(Code that draws figures)

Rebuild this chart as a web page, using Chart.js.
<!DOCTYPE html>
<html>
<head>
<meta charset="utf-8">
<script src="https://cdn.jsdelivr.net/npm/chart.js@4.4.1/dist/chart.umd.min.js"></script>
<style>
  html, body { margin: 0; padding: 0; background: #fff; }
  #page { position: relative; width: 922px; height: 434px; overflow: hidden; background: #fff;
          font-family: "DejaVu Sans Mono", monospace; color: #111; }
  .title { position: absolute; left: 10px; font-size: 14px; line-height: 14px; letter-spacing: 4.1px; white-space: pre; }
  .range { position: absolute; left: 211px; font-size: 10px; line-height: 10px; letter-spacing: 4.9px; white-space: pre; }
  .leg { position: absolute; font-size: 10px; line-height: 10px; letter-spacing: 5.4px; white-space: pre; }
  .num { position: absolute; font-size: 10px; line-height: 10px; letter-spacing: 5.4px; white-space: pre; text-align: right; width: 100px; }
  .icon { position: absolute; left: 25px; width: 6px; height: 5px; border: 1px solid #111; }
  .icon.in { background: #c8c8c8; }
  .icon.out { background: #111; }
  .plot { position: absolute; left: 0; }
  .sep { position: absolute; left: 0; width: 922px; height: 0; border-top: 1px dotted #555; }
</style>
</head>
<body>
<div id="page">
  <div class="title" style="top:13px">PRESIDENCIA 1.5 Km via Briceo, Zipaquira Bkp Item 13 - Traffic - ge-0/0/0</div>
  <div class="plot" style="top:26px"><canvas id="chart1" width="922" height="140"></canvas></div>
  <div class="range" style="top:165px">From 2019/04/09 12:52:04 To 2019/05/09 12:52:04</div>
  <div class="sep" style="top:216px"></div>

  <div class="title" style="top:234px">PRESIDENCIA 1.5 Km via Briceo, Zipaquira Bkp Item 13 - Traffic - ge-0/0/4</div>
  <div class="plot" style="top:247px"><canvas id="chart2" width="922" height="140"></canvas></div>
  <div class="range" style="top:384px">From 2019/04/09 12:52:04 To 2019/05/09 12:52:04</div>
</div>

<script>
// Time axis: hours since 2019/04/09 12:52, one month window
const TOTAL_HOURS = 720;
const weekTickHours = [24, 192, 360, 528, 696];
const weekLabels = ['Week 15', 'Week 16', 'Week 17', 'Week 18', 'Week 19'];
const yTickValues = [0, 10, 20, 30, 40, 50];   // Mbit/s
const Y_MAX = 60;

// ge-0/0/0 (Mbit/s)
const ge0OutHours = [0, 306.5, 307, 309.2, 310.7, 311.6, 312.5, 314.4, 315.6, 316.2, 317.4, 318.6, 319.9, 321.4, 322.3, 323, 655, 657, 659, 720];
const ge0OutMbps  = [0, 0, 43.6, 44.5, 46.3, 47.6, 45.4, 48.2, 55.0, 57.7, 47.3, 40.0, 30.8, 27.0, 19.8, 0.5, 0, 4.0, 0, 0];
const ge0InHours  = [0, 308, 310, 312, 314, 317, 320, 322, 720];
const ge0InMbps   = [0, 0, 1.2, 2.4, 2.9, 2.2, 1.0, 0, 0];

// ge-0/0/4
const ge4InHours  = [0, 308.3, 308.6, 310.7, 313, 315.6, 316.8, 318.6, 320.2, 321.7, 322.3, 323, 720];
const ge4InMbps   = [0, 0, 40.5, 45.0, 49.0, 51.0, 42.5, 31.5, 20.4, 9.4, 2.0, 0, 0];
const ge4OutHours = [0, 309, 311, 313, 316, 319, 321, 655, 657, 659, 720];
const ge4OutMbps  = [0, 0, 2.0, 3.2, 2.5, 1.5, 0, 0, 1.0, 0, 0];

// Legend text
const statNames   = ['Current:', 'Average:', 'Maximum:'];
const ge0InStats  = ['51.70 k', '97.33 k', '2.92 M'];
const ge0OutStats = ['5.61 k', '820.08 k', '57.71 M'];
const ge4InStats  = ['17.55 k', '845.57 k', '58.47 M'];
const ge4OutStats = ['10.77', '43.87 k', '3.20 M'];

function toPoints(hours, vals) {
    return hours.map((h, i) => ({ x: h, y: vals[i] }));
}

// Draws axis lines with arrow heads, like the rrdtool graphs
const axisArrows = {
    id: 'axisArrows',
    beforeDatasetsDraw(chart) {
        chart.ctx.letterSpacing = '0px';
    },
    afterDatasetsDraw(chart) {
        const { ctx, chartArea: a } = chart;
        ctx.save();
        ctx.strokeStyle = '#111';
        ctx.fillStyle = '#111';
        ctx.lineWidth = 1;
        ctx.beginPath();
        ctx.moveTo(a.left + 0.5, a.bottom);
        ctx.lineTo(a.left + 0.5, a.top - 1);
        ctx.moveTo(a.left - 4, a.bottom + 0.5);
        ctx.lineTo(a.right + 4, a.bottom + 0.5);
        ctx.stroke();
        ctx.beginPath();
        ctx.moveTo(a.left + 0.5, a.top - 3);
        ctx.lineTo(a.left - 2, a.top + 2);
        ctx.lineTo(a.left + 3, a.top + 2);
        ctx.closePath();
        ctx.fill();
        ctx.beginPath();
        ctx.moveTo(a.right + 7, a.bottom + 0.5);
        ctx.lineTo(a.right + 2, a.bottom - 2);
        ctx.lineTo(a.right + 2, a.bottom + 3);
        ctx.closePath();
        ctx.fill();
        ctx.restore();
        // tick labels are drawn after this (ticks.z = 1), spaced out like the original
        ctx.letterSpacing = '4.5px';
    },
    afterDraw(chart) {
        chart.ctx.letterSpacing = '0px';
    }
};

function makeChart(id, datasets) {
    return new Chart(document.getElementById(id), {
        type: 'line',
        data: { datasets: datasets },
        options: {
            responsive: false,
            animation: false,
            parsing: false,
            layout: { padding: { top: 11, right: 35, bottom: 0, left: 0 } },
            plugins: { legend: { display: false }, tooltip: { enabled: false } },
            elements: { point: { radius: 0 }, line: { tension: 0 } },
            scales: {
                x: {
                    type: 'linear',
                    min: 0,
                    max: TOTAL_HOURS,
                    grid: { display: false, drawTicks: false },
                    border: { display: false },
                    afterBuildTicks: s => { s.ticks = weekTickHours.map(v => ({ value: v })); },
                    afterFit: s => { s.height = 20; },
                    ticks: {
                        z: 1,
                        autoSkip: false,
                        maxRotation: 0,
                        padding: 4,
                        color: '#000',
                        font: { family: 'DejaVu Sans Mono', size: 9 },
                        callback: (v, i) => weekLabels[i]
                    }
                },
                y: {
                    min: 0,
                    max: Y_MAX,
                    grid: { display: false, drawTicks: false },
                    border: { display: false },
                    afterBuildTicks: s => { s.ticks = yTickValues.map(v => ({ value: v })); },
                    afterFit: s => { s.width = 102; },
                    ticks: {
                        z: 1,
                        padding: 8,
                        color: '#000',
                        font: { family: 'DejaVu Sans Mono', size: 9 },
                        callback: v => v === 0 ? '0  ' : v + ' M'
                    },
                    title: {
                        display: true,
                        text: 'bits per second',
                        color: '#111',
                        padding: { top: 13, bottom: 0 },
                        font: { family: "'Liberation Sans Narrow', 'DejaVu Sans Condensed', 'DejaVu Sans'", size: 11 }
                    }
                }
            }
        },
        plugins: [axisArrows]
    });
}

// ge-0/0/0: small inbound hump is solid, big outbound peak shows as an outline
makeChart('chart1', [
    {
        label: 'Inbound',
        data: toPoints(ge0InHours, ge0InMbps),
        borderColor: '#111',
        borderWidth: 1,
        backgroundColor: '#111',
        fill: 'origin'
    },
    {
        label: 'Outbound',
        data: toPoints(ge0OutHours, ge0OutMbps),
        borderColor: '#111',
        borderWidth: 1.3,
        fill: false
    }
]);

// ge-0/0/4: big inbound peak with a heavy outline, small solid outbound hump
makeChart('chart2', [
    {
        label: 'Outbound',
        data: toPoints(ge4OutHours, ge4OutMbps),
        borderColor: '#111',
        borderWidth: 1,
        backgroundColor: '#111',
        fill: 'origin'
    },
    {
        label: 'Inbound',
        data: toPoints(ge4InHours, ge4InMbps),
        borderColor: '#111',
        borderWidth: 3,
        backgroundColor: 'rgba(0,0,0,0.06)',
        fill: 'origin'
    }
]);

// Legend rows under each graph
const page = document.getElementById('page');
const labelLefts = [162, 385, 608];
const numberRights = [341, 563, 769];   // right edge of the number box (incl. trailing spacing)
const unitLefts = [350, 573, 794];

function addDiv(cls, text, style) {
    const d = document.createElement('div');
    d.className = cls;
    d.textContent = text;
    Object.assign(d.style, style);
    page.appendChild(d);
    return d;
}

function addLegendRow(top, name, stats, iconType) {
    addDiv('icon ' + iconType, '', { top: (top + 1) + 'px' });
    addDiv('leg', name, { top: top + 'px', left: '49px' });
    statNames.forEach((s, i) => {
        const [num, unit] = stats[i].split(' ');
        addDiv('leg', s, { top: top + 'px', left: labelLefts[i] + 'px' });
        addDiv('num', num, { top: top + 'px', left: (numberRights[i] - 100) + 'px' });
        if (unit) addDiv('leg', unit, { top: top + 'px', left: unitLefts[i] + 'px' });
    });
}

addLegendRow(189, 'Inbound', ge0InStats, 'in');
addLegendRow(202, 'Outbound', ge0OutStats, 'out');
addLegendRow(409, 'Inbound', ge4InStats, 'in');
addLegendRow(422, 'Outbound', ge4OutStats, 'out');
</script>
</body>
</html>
...
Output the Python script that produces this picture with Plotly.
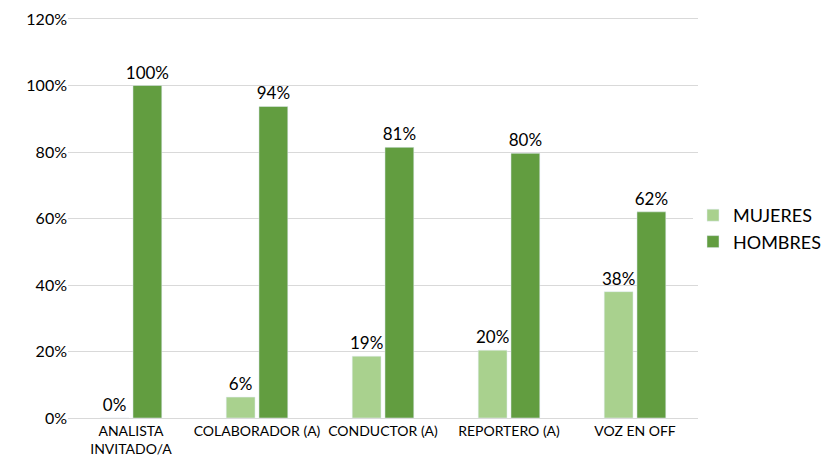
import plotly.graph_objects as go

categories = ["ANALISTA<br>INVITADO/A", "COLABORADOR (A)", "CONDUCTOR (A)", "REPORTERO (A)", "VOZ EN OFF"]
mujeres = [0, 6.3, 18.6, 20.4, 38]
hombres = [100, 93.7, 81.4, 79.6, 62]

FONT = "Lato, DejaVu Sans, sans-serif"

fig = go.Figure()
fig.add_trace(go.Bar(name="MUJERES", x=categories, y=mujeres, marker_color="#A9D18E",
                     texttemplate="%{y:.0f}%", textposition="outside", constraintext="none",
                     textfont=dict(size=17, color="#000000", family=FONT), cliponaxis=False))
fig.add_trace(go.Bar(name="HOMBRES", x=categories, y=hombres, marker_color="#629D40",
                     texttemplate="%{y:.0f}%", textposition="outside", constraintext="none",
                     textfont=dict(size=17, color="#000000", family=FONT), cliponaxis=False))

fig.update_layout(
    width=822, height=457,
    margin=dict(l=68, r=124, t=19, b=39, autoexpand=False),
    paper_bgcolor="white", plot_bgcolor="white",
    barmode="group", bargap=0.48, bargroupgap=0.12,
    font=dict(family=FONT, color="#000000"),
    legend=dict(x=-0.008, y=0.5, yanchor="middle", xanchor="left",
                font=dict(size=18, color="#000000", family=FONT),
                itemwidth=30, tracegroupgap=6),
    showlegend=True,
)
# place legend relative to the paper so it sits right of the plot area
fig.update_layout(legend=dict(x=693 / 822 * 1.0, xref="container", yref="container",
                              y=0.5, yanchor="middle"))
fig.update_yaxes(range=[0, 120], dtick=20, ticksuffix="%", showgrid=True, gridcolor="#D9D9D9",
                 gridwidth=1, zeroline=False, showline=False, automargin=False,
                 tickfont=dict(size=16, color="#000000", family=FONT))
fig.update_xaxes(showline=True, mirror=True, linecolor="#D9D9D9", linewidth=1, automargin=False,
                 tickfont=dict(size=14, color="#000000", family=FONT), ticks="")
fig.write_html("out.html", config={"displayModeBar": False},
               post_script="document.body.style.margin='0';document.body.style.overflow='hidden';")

* _WHAT THE TASK REQUIRES_:
Provide the number of lines containing the string "page", with no other output.

* _SOLUTION_:
5